Süddeutsche Zeitung

Franz Hohler wird 80:Das Wildschwein grunzt den Bass

Franz Hohler ist Schriftsteller, Liedermacher, Satiriker, Umweltaktivist und Schweizer Kulturgut. Jetzt wird er 80 und hat ein rührendes Bilderbuch geschrieben.

Von Kathleen Hildebrand

Einen riesigen Stein juckt das Moos, das sich auf ihm breitgemacht hat, bis er auf einen Schulhof rollt und die Kinder wohltuend auf ihm herumklettern. Eine Tiefkühltruhe ist so verliebt in ihren rundlichen, glatzköpfigen Besitzer, dass sie im Turbogang kühlt, bis das Haus von innen vergletschert ist. Ein Bär rettet ein Mädchen vor einem bösen Zwerg, und als es ihn deshalb nach Märchentradition für einen verzauberten Prinzen hält, sagt er: "Iwo, ich bin ein Bär", und statt königlich leben sie fortan gemütlich zusammen, jeden Abend gibt es Honigbrote.

Die Kindergeschichten von Franz Hohler haben eine sehr besondere Qualität. Ihr Humor schrammt oft knapp am Surrealen vorbei, ist ein bisschen kindlich, auf jeden Fall absurd. Niemals geht es so weiter, wie man es als routinierter Leser erwarten würde. Wer sie liest, auch als Erwachsener, unterzieht sich einer - vielleicht sehr schweizerischen - Frischluftkur, wie sie kein Sanatorium schöner bieten könnte.

Hohler, der am 1. März 80 Jahre alt wird, ist Vielschreiber, ein nach wie vor vor Ideen berstender Autor und: Schweizer Kulturgut. Als Kabarettist singt und spricht er in Mundart, aber seine Romane, Gedichte, Erzählungen sind im gesamten deutschsprachigen Raum beliebt und auch darüber hinaus. Franz Hohler ist freier Fabulierer, aber auch politischer Kopf und Umweltaktivist. Eines seiner bekanntesten Lieder, "Der Weltuntergang", schrieb er vor 50 Jahren, als der Club of Rome 1973 seinen ersten Bericht veröffentlicht hatte. Wenn man es heute hört, ist man verblüfft von seiner Aktualität: Hohler klopft dazu wie eine tickende Uhr und singspricht über den schleichenden Verlust von Biodiversität und wie der nach und nach alles zugrunde richtet: Erst stirbt ein stinkender Käfer aus, am Ende die Menschen.

Kathrin Schärers anrührender Zeichenstil scheint auf Franz Hohler abgefärbt zu haben

Einige der berühmtesten Illustratoren haben Bilder zu seinen Texten für Kinder gezeichnet und gemalt: Nikolaus Heidelbach hat ein Geschichtenbuch illustriert, was im Hang zum Absurden, den beide teilen, wunderbar passt.

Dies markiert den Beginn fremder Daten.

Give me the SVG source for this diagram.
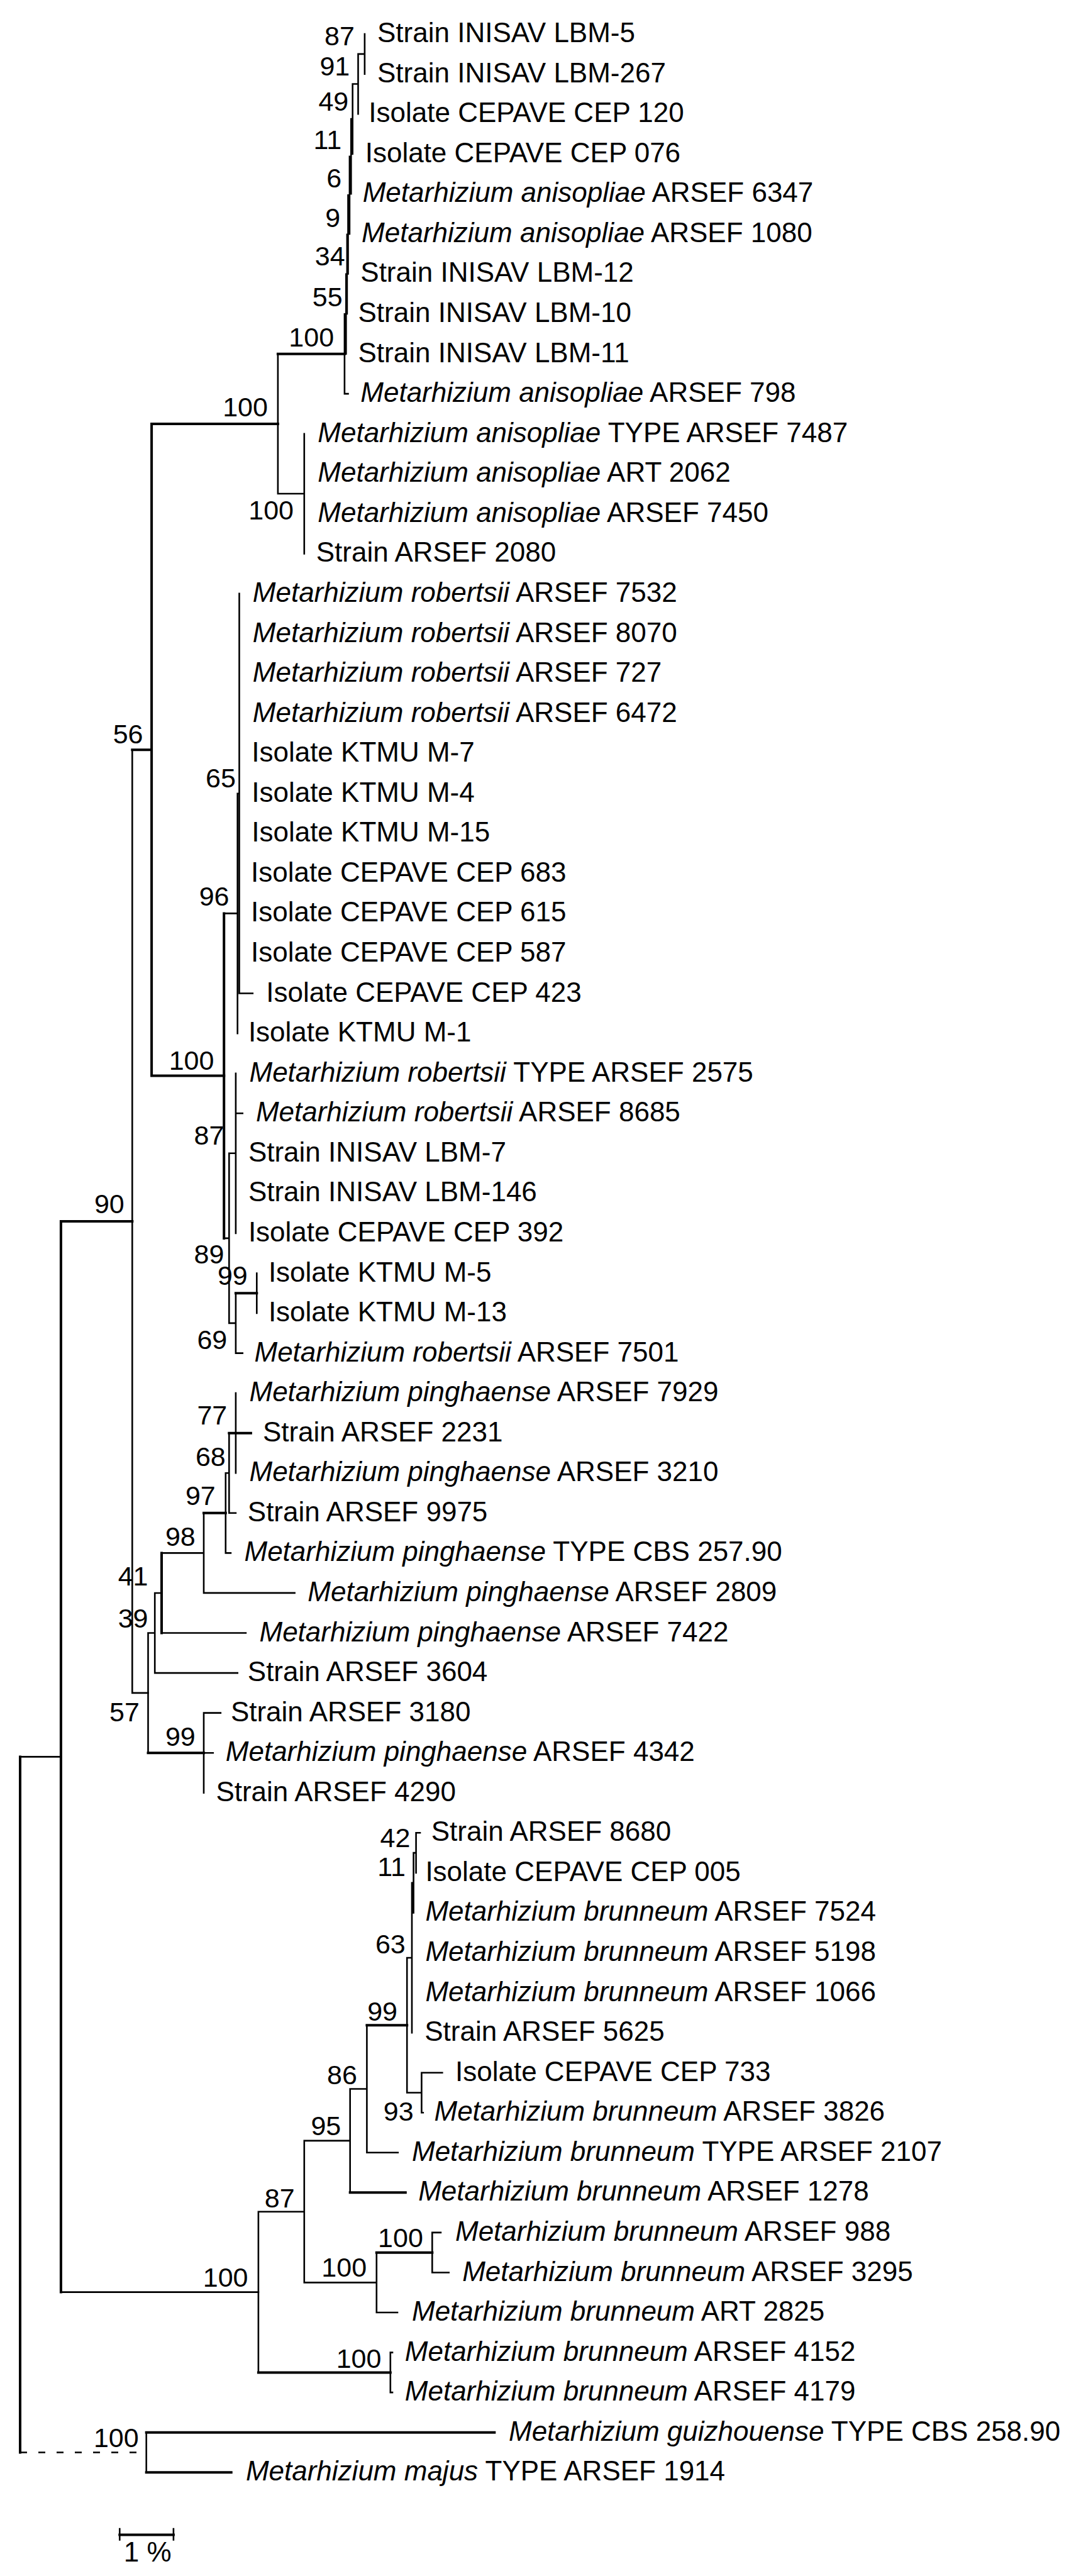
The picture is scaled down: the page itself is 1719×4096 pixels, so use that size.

Rotraut Susanne Berner hat die Bilder zu seiner Geschichte "Wenn ich mir was wünschen dürfte" gemalt. Und zuletzt hat Franz Hohler immer wieder mit Kathrin Schärer ("Da sein") zusammengearbeitet, ebenfalls Schweizerin.

Gerade erscheint bei Hanser ein neues Bilderbuch der beiden: "Das kleine Wildschwein und die Krähen", und man hat das Gefühl, dass Schärers liebevoller, anrührender Zeichenstil diesmal ein wenig abgefärbt hat auf Franz Hohler. Absurd ist hier höchstens das Heilmittel, das der Wildschweindoktor dem Frischling verschreibt, als der sehr krank wird: Kastanien, aber aus Paris müssen sie sein. Für die Wildschweineltern ist das viel zu weit. Aber was für ein Glück, dass ihr Kind sich - ganz und gar nicht nach Wildschweinart - mit den Vögeln angefreundet hat. Es grunzte den Bass zu ihren Liedern, anstatt zu lernen, wie man nach Futter sucht. Und für Krähen ist es zwar schwer, aber durchaus möglich, bis nach Paris zu fliegen. Eine Geschichte über Freundschaft, über das Anderssein und darüber, wie, wenn eins ins andere greift, am Ende alles gut werden kann. Mit "Das kleine Wildschwein und die Krähen" hat Franz Hohler sich und seinen großen und kleinen Lesern ein wunderbares Geburtstagsgeschenk gemacht.